Some House Republicans had looked to Mr. Cantor to challenge Rep. John A. Boehner of Ohio, the party’s leader since 2006. But for someone who spent the past six years as chief deputy whip, the whip’s post is a logical fit.

There were times over the past two years of Democratic control when Mr. Cantor was ready to fight, and Mr. Boehner decided appeasement was a better path.

Mr. Cantor nods slightly when asked whether he’ll stand up to the House Republicans’ leader, should the need arise in the next Congress. Mr. Cantor said the losses in the past two elections have stripped away pressure to go along simply to get along.

Mr. Cantor is the only Jewish Republican in the House. That has given him a high profile on Middle East issues, and has made him a key fundraiser for Republicans.

He was a surrogate for Sen. John McCain’s presidential campaign this year, and was even reported to have been considered for the vice-presidential nomination. Virginia Republicans used to joke that the congressman was not the most famous Cantor. That honor went to his wife, Diana, who as the former executive director of the Virginia College Savings Plan, used to be a ubiquitous presence on commercials advertising the program.

Mr. Cantor’s Republican leanings started early - something of an oddity for a Jewish family in Richmond.

His parents got involved in Republican causes through their friendship with the Obenshain family, a mainstay of Virginia politics. That meant as a boy Mr. Cantor manned precincts, put up yard signs, and, he admitted, occasionally took down a Democrat’s signs.

John S. Reid, a former member of Virginia’s House of Delegates and one of Mr. Cantor’s mentors, said he remembers political bull sessions at the congressman’s parents’ house in the 1970s, and he said even then, as a high school student, Mr. Cantor would sit in.

Mr. Cantor made his first run for office in 1991, winning a race where the primary was the key challenge. He topped two candidates much older than him in a convention at a high school gym.

Nine years later, he won a brutal primary for the House seat being vacated by 20-year veteran Rep. Thomas J. Bliley Jr. in a matchup that pitted Mr. Cantor, seen as the business candidate from north of the James River, against state Sen. Steve Martin, seen as the social-issues candidate from south of the river.

Thanks to his experience bridging that gap in the years since, Mr. Cantor could be the right man to help bridge what some Republicans say is a coming national rift between those two factions of their party.
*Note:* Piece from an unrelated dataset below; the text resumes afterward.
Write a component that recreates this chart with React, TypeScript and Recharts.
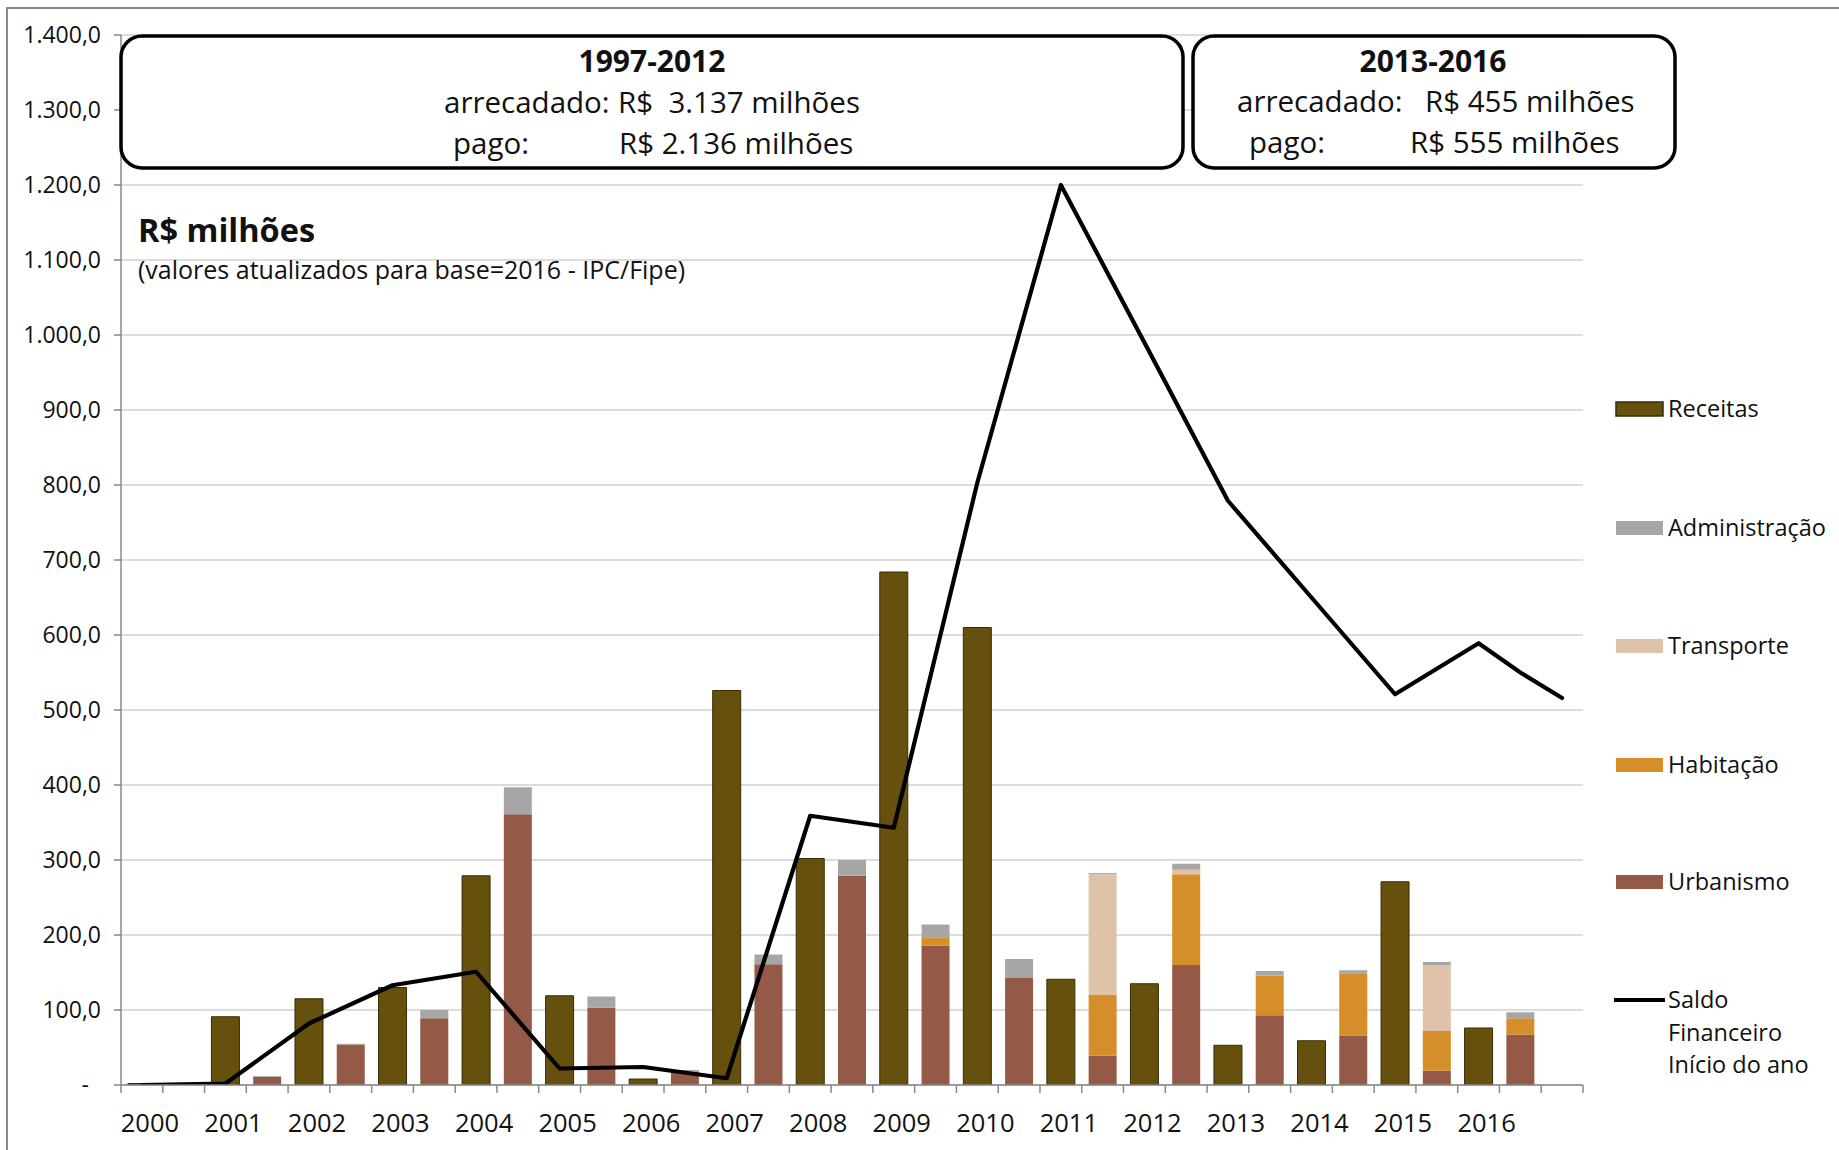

Mr. Reid, who once held the whip’s position for Republicans in the House of Delegates, said Mr. Cantor will bring a needed balance to the position at the congressional level.

“He’s smart. He’s a well-educated young man. But besides that, his temperament is exemplary. He knows how to get along with people. He can walk into a room with a group of people who don’t agree and find common ground,” he said.